Lawmakers approve universal background checks, red flag provisions for Minnesota

A wide-ranging bill that sets budgets for Minnesota's courts and public safety systems approved on Wednesday includes contentious provisions that add universal background checks on gun purchases, and red flag law provisions, which allow family members to petition the removal of firearms from a person.

The legislation, also known as H.F. 2890/S.F. 2909, sponsored by Rep. Kelly Moller (DFL-Shoreview), has provisions and language from several bills, including the omnibus judiciary finance bill, and omnibus public safety finance and policy bill. It was approved Wednesday afternoon on a 69-60 vote.

"This is a historic investment in the long-term care and safety of all Minnesotans," said Rep. Mohamud Noor (DFL-Minneapolis).

After hours of discussion Tuesday night, the bill was tabled as the House adjourned before midnight due to rules that govern when debate ends for the safety of members. Several hours of debate followed on Wednesday.

With back-and-forth oftentimes contentious throughout discussion of proposed amendments to the legislation, DFL members said the proposals in total were about increasing public safety for all, while GOP members contented several provisions they felt violated both due process and the constitution.

"These are both controversial and consequential bills for the state of Minnesota, and will probably highlight the Democrats’ misplaced priorities," said Rep. Lisa Demuth (R-Cold Spring), also the House Minority Leader, prior to debate. "As our Senate colleagues coined it, this bill is the ‘get out of jail free card’ for criminals with historic rates of violent crime right now in our state.

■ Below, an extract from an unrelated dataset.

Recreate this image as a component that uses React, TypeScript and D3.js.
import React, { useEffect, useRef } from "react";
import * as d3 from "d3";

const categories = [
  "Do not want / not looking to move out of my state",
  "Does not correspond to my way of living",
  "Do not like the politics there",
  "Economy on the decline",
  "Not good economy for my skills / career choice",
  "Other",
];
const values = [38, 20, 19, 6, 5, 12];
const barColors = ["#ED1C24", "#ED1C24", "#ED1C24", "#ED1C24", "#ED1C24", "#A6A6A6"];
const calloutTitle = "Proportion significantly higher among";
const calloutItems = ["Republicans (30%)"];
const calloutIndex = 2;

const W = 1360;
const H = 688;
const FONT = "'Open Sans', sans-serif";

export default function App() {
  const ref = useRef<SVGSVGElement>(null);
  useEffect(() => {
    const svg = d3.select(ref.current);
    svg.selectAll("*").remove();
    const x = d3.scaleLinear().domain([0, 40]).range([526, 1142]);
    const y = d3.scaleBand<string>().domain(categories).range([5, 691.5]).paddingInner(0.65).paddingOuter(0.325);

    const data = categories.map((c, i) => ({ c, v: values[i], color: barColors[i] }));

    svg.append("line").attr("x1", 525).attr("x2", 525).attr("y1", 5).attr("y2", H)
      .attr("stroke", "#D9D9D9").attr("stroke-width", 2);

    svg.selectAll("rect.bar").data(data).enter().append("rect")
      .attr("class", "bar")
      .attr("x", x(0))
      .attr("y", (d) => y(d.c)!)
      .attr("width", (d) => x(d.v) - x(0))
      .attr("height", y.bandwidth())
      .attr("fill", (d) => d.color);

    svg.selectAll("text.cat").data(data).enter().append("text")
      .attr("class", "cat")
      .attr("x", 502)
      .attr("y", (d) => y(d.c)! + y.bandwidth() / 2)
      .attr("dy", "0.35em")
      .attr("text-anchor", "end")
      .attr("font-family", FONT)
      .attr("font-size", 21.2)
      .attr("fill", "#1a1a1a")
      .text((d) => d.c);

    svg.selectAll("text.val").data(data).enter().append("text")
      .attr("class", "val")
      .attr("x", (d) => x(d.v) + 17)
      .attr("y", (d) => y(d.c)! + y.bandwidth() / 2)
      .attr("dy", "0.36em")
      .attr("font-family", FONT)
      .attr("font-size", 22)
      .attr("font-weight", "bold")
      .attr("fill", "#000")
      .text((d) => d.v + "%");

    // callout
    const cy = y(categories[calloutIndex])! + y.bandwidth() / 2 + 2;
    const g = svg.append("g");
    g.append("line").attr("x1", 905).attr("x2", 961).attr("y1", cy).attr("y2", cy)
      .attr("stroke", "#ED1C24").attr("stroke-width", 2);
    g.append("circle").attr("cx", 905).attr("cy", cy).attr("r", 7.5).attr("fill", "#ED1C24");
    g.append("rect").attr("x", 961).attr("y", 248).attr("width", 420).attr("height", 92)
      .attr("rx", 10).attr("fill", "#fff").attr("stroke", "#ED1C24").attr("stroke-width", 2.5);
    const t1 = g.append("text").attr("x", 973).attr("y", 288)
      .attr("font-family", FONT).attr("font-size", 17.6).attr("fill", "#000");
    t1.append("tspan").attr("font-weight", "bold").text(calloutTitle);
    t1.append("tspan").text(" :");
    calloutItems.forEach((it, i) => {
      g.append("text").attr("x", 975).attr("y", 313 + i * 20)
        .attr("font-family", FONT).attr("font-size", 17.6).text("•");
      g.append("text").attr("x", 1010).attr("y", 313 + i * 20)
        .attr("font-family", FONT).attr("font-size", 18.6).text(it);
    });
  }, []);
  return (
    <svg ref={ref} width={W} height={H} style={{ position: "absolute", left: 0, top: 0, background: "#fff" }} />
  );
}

Putting criminals over the safety of Minnesotans is a horrible policy that can’t be explained."

Republican members ultimately failed to remove language from the legislation to limit the universal background checks and red flag law provisions, as well as, the prohibition of no-knock warrants unless specific circumstances — a talking point this session following the death of Amir Locke in Minneapolis

An amendment passed provides that a "court may not issue or approve a no-knock search warrant unless the judge concludes that the dwelling will be occupied at all times, and the occupant or occupants of the dwelling will present an immediate threat of death or injury to the officers executing the warrant if the officers announce their presence or purpose prior to entering the dwelling."

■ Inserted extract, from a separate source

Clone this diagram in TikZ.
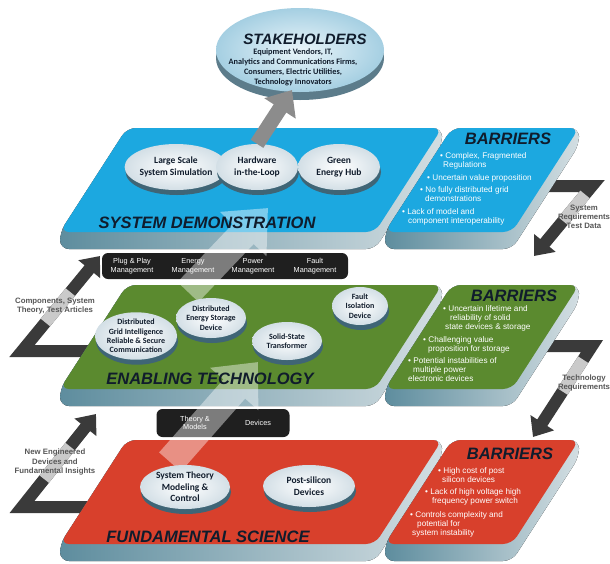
\documentclass[tikz,border=0pt]{standalone}
\usepackage{fontspec}
\setmainfont{Liberation Sans}
\newfontfamily\condfont{Carlito}
\usetikzlibrary{arrows.meta,shapes.geometric,calc}
\definecolor{Ink}{HTML}{101C2C}
\definecolor{SdBlue}{HTML}{1CA8E0}
\definecolor{EtGreen}{HTML}{5B8A2F}
\definecolor{FsRed}{HTML}{D8402C}
\definecolor{SlabDark}{HTML}{5E8D9E}
\definecolor{SlabLight}{HTML}{D3DEE2}
\definecolor{DiscEdge}{HTML}{D3DFE6}
\definecolor{DiscShade}{HTML}{3F6576}
\definecolor{LinkDark}{HTML}{3A3A3A}
\definecolor{LinkLight}{HTML}{CACACA}
\definecolor{StakeMid}{HTML}{EAF5FA}
\definecolor{StakeEdge}{HTML}{A5CFE2}
\tikzset{
 slab/.style={left color=SlabDark,right color=SlabLight,rounded corners=9pt},
 topface/.style={rounded corners=9pt},
 disc/.style={ellipse,inner sep=0pt,align=center,inner color=white,outer color=DiscEdge,text=Ink,
   preaction={fill=DiscShade,transform canvas={xshift=1pt,yshift=-5pt}}},
 discbig/.style={disc,font=\condfont\fontsize{9.5}{11.5}\selectfont\bfseries},
 discsmall/.style={disc,font=\condfont\fontsize{8}{9.3}\selectfont\bfseries},
 lvltitle/.style={font=\fontsize{16.5}{18}\selectfont\bfseries\itshape,text=Ink,inner sep=0pt},
 barrier/.style={text=white,font=\fontsize{8.2}{9.4}\selectfont,align=left,anchor=north west,inner sep=0pt},
 mgmt/.style={text=white,font=\fontsize{7.3}{8.6}\selectfont,align=center,inner sep=0pt},
 linktag/.style={text=LinkDark!85,font=\fontsize{7.8}{9.3}\selectfont\bfseries,align=center,inner sep=0pt},
 zlink/.style={draw=LinkDark,line width=12pt,-{Triangle[width=27pt,length=17pt]}},
 zfade/.style={draw=LinkLight,line width=12pt},
 lift/.style={draw=white,line width=29pt,-{Triangle[width=62pt,length=36pt]}},
 upflow/.style={draw=gray!90,line width=15pt,-{Triangle[width=36pt,length=22pt]}},
 blackbar/.style={fill=black,fill opacity=.88,rounded corners=6pt,inner sep=0pt}
}
\begin{document}
\begin{tikzpicture}[x=1pt,y=-1pt]
\fill[white] (0,0) rectangle (610,563);
\useasboundingbox (0,0) rectangle (610,563);

\coordinate (cp0) at (92,351); \coordinate (cp1) at (22,351); \coordinate (cp2) at (100,256);
\coordinate (ne0) at (92,507); \coordinate (ne1) at (22,507); \coordinate (ne2) at (96,414);
\coordinate (sr0) at (540,186); \coordinate (sr1) at (592,186); \coordinate (sr2) at (534,256);
\coordinate (tr0) at (540,346); \coordinate (tr1) at (592,346); \coordinate (tr2) at (533,437);
\draw[zlink] (cp0) -- (cp1) -- (cp2);
\draw[zfade] ($(cp1)!.3!(cp2)$) -- ($(cp1)!.62!(cp2)$);
\draw[zlink] (ne0) -- (ne1) -- (ne2);
\draw[zfade] ($(ne1)!.3!(ne2)$) -- ($(ne1)!.65!(ne2)$);
\draw[zlink] (sr0) -- (sr1) -- (sr2);
\draw[zfade] ($(sr1)!.12!(sr2)$) -- ($(sr1)!.5!(sr2)$);
\draw[zlink] (tr0) -- (tr1) -- (tr2);
\draw[zfade] ($(tr1)!.15!(tr2)$) -- ($(tr1)!.5!(tr2)$);

\foreach \yt/\col in {128/SdBlue,285/EtGreen,440/FsRed}{
  \foreach \xl/\xr in {60/375,385/512}{
    \fill[slab] (\xl+67,\yt) -- (\xr+67,\yt) -- (\xr+67,\yt+17) -- (\xr,\yt+121) -- (\xl,\yt+121) -- (\xl,\yt+104) -- cycle;
    \fill[topface,fill=\col] (\xl+67,\yt) -- (\xr+67,\yt) -- (\xr,\yt+104) -- (\xl,\yt+104) -- cycle;
  }
}

\node[blackbar,minimum width=246pt,minimum height=26pt] (mgmtbar) at (225,266) {};
\node[mgmt] (pnp) at (132,266) {Plug \& Play\\Management};
\node[mgmt] (enm) at (193,266) {Energy\\Management};
\node[mgmt] (pwm) at (253,266) {Power\\Management};
\node[mgmt] (ftm) at (315,266) {Fault\\Management};
\node[blackbar,minimum width=133pt,minimum height=28pt] (basebar) at (223,423) {};
\node[mgmt] (thm) at (195,423) {Theory \&\\Models};
\node[mgmt] (dvc) at (258,423) {Devices};

\coordinate (lift1a) at (188,292); \coordinate (lift1b) at (268,208);
\coordinate (lift2a) at (170,462); \coordinate (lift2b) at (258,362);
\begin{scope}[transparency group,opacity=.42]
\draw[lift] (lift1a) -- (lift1b);
\draw[lift] (lift2a) -- (lift2b);
\end{scope}

\node[discbig,minimum width=82pt,minimum height=46pt] (lss) at (176,167) {Large Scale\\System Simulation};
\node[discbig,minimum width=82pt,minimum height=46pt] (hil) at (257,167) {Hardware\\in-the-Loop};
\node[discbig,minimum width=82pt,minimum height=46pt] (geh) at (339,167) {Green\\Energy Hub};
\node[lvltitle] (sdtitle) at (207,223) {SYSTEM DEMONSTRATION};
\node[lvltitle] (sdbar) at (508,139) {BARRIERS};
\node[barrier] (sd1) at (440,152) {\textbullet\ Complex, Fragmented\\\hspace*{3pt}Regulations};
\node[barrier] (sd2) at (427,174) {\textbullet\ Uncertain value proposition};
\node[barrier] (sd3) at (420,186) {\textbullet\ No fully distributed grid\\\hspace*{5pt}demonstrations};
\node[barrier] (sd4) at (402,208) {\textbullet\ Lack of model and\\\hspace*{6pt}component interoperability};

\node[discsmall,minimum width=74pt,minimum height=44pt] (dgi) at (136,336) {Distributed\\Grid Intelligence\\Reliable \& Secure\\Communication};
\node[discsmall,minimum width=68pt,minimum height=40pt] (des) at (211,318) {Distributed\\Energy Storage\\Device};
\node[discsmall,minimum width=70pt,minimum height=38pt] (sst) at (287,341) {Solid-State\\Transformer};
\node[discsmall,minimum width=56pt,minimum height=38pt] (fid) at (360,306) {Fault\\Isolation\\Device};
\node[lvltitle] (ettitle) at (210,379) {ENABLING TECHNOLOGY};
\node[lvltitle] (etbar) at (514,296) {BARRIERS};
\node[barrier] (et1) at (443,305) {\textbullet\ Uncertain lifetime and\\\hspace*{7pt}reliability of solid\\\hspace*{2pt}state devices \& storage};
\node[barrier] (et2) at (423,336) {\textbullet\ Challenging value\\\hspace*{5pt}proposition for storage};
\node[barrier] (et3) at (408,357) {\textbullet\ Potential instabilities of\\\hspace*{5pt}multiple power\\electronic devices};

\node[discbig,minimum width=90pt,minimum height=44pt] (stm) at (185,487) {System Theory\\Modeling \&\\Control};
\node[discbig,minimum width=92pt,minimum height=42pt] (psd) at (309,486) {Post-silicon\\Devices};
\node[lvltitle] (fstitle) at (208,537) {FUNDAMENTAL SCIENCE};
\node[lvltitle] (fsbar) at (510,454) {BARRIERS};
\node[barrier] (fs1) at (438,467) {\textbullet\ High cost of post\\\hspace*{4pt}silicon devices};
\node[barrier] (fs2) at (425,488) {\textbullet\ Lack of high voltage high\\\hspace*{7pt}frequency power switch};
\node[barrier] (fs3) at (410,511) {\textbullet\ Controls complexity and\\\hspace*{7pt}potential for\\\hspace*{2pt}system instability};

\node[ellipse,minimum width=168pt,minimum height=84pt,inner color=StakeMid,outer color=StakeEdge,
  preaction={fill=DiscShade!85,transform canvas={yshift=-8pt}}] (stake) at (300,50) {};
\node[lvltitle,font=\fontsize{15}{17}\selectfont\bfseries\itshape] (staketitle) at (305,39) {STAKEHOLDERS};
\node[font=\condfont\fontsize{8.3}{10}\selectfont\bfseries,text=Ink,align=center,inner sep=0pt] (stakelist) at (293,67)
  {Equipment Vendors, IT,\\Analytics and Communications Firms,\\Consumers, Electric Utilities,\\Technology Innovators};
\coordinate (stakein) at (292,90);
\draw[upflow] (hil.north) -- (stakein);

\node[linktag] (sysreq) at (584,217) {System\\Requirements\\Test Data};
\node[linktag] (techreq) at (584,383) {Technology\\Requirements};
\node[linktag] (compo) at (55,306) {Components, System\\Theory, Test Articles};
\node[linktag] (newdev) at (55,462) {New Engineered\\Devices and\\Fundamental Insights};
\end{tikzpicture}
\end{document}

However, it's not clear yet whether the measures will make it to the governor's desk.

Its companion bill passed the Senate by a vote of 34-33 on April 14, along party lines, with the DFL edging the slim majority after taking control in the last election.

Before packaged legislation can go to the desk of Gov. Tim Walz to be signed into law, a conference committee of three to five members from both the Minnesota House and Senate will convene to iron out the difference between each — often seen as an act of compromise.

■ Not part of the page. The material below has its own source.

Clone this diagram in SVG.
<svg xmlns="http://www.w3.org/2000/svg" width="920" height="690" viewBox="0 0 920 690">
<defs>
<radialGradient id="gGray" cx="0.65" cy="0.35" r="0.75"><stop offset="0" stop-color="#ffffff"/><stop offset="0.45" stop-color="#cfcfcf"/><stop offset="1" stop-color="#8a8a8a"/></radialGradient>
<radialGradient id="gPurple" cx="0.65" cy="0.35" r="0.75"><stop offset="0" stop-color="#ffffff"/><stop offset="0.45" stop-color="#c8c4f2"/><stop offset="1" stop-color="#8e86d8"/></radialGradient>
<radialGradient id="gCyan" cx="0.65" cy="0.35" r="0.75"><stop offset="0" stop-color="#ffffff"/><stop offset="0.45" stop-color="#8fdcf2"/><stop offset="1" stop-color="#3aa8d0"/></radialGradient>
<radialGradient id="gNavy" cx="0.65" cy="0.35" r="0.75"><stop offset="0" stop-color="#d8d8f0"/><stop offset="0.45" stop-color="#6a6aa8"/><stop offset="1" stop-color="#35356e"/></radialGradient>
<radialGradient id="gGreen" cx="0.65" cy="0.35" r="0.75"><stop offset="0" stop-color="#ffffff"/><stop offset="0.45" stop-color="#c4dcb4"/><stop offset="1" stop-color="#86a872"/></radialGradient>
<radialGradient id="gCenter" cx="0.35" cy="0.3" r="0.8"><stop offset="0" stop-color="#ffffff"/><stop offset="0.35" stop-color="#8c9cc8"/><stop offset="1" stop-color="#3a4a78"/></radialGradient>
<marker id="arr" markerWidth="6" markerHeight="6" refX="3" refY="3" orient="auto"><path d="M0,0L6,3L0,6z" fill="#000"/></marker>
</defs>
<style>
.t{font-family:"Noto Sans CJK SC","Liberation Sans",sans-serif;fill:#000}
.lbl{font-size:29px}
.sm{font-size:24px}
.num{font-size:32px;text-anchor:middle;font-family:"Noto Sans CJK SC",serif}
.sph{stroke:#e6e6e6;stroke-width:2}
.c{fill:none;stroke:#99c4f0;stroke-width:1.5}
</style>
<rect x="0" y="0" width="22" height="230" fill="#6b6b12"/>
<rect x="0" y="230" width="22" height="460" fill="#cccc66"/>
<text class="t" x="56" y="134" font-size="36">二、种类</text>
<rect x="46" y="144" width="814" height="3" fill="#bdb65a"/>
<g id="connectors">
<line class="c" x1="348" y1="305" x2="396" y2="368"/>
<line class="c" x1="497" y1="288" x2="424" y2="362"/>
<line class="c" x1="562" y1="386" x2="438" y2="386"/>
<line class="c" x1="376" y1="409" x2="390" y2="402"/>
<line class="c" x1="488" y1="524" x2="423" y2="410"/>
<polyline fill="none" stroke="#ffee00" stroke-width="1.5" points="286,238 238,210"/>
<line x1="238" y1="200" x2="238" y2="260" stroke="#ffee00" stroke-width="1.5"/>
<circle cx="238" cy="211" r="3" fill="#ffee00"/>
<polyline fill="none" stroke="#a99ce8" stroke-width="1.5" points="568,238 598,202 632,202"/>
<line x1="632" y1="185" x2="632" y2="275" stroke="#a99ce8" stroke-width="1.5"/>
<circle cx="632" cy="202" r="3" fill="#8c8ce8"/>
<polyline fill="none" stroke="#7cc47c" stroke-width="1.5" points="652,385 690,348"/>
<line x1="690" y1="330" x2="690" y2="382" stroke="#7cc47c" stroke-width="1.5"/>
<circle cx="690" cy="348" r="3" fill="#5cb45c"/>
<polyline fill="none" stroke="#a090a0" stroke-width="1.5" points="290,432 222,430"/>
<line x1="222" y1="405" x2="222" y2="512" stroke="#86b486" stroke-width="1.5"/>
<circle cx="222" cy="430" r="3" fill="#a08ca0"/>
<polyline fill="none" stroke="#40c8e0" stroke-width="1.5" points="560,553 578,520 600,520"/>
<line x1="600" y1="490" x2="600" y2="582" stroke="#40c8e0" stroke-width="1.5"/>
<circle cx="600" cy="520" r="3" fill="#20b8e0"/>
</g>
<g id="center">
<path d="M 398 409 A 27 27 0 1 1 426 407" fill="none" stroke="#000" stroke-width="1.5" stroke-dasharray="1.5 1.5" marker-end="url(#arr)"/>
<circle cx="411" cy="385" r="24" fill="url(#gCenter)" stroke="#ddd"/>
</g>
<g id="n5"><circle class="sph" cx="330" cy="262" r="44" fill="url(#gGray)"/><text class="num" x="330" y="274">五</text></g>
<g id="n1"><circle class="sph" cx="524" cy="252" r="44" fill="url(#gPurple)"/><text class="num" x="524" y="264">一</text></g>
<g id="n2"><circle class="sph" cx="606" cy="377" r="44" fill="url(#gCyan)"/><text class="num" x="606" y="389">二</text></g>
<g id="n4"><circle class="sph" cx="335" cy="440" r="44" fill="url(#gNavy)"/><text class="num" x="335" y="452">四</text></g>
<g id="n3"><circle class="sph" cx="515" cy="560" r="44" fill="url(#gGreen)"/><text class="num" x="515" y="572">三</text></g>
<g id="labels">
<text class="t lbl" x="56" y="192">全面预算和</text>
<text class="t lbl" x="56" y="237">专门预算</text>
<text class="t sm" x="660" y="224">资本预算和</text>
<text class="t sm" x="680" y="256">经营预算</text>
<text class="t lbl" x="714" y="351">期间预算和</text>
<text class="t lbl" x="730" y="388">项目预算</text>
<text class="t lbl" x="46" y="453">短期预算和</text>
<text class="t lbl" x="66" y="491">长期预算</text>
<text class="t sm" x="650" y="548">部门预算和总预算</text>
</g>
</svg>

Currently, the Senate version does not contain the two gun-control provisions that are in the House bill.

Retail theft, rape kit testing, women missing

Several sections in the bill seek to either bolster or clarify current public safety measures, including adding new laws and agency requirement. 
If passed, the bill could also:

  • Make illegal the distribution of Deep Fakes in Minnesota;
  • Establish a state fraud unit within the Minnesota Bureau of Criminal Apprehension (BCA) to conduct investigations into fraud involving state-funded programs or services, and require a report to the Legislature and governor every two years;
  • Require all accredited forensic laboratories to test sexual assault examination kits within 90 days of receipt from a hospital or law enforcement agency, and to update the kit-tracking database upon completion. If the lab does not meet the 90-day deadline, it must notify the submitting agency and provide an estimated time frame for testing completion;
  • Establish the crime of "organized retail theft," which occurs when a person acts as a participant of an organized theft enterprise to steal or fraudulently obtain retail merchandise from a retailer with the intent to resell it. Penalties for the new crime would range from a gross misdemeanor to a two-, seven-, or 15-year felony sentences, depending on the value of the property stolen and whether the offender has violated the crime in the past.
  • Establish the Office for Missing and Murdered Black Women and Girls, which is "dedicated to preventing and ending the targeting of violence against Black women and girls within the Office of Justice Programs."
  • Provide a process to allow certain individuals to be released from prison early, or to have their active supervised release term shortened. It would establish a policy providing for earned incentive release credit (EIRC) for prison inmates, including allowing participation in community programming outside of prison to receive credit allowed for people on supervised release. It would ultimately allow for a maximum reduction of 17 percent of an inmate’s total executed sentence – not just term of imprisonment – up to a maximum of half a total executed sentence.
  • Establish the Clean Slate Act, which provides an automatic expungement process for certain non-violent offenses, and removes the current requirement that expungements be reviewed and approved by a prosecutor and go through a court process.